Yokohama - England coach Eddie Jones was at a loss to explain a crushing 32-12 Rugby World Cup final defeat by South Africa as he admitted his team were "caught short" on Saturday.
Many pundits had forecast a tight contest only for the Springboks to outmuscle England, who had themselves been too strong for reigning champions New Zealand in a stunning 19-7 semi-final win, at the scrum and breakdown in Yokohama.
Their traditional game, with number eight Duane Vermeulen outstanding, laid the platform for Springbok flyhalf Handre Pollard to kick six penalties before wings Makazole Mapimpi and Cheslin Kolbe scored the only tries of the game against a drained England in the last 16 minutes.
"They were too good for us on the day," said Jones, appointed by England with the aim of leading them to triumph in Japan after their embarrassing first-round exit on home soil at the 2015 World Cup.

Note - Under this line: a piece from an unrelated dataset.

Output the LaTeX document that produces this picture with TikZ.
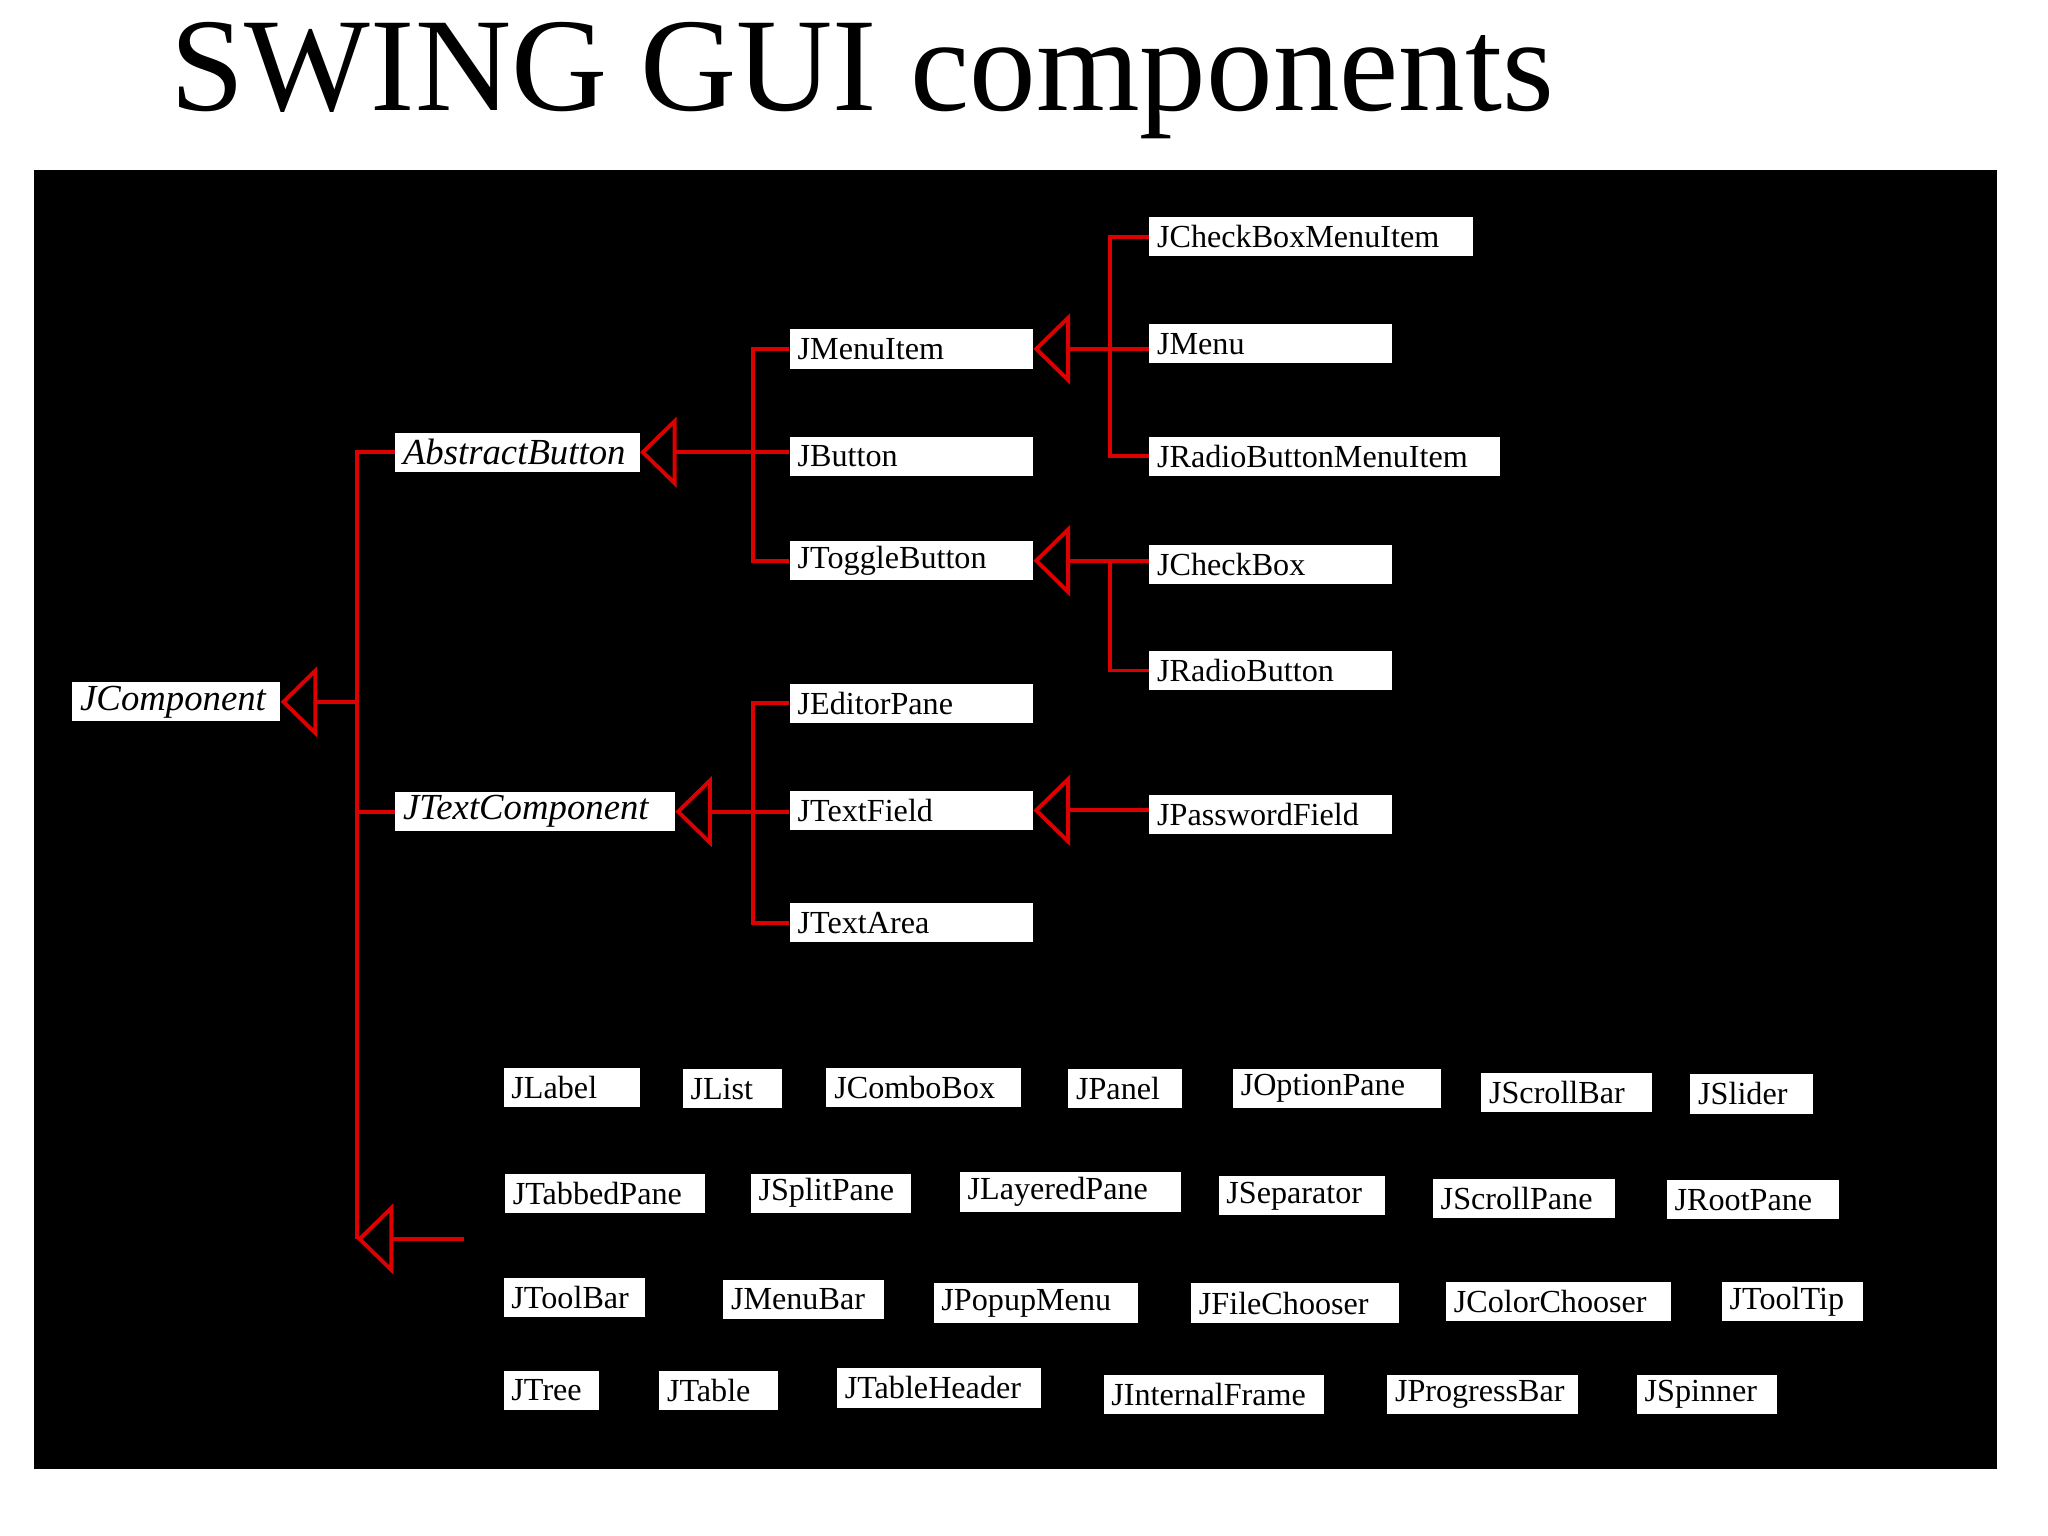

"We got in trouble in the scrum, we struggled in the first half, made some personnel changes in the second half and got back into it, but for some reason South Africa were too strong for us," he added.
This was Australian coach Jones's second World Cup final defeat, having been in charge of his native Wallabies when they lost to England in the 2003 showpiece.
Jones, who knows South Africa well, having been a consultant to the Springboks side that beat England in the 2007 World Cup final in Paris, said the key to playing them was "staying in the fight".
"We stayed in the fight well and 50 minutes in, we were in with a chance," explained Jones, the coach of the Japan team that beat South Africa 34-32 four years ago in the biggest World Cup upset of them all.
"We didn't take our chances today but they took their opportunities and that was the difference in the game.
"We will be kicking stones for four years and it is hard to kick stones for four years.
"We're the second-best team in the world. We didn't meet our goal of being the best team in the world but we are the second best team in the world... We played with a lot of pride, passion and we got caught short today.
"I don't know why we were caught short. Sometimes you never know."
England lost Kyle Sinckler in just the third minute after the prop appeared to be concussed in a collision with team-mate Maro Itoje.
But Jones played down Sinckler's injury as a reason for England's defeat, saying: "It's part of the game.
"(You have) 23 guys (in a matchday squad), if you lose a guy early, you have to be able to cover it."
Meanwhile, captain Owen Farrell, who kicked all of England's points, said: "The first half especially, we came in thinking we hadn't fired a shot... In terms of the start of the game, they had a lot of ball in right areas and got a good few calls that put us under pressure."
"We couldn't get a foothold in the game," the centre added.
"They (South Africa) are a brilliant side and played brilliantly today."
Meanwhile, Jones, whose England contract runs for two more years, deflected questions about whether he would still be in charge for the 2023 World Cup in France.
"The only thing we are worried about is having a few beers, then probably a few beers tomorrow and then probably a few more on Monday. Then we will pull up stumps," the lifelong cricket fan added.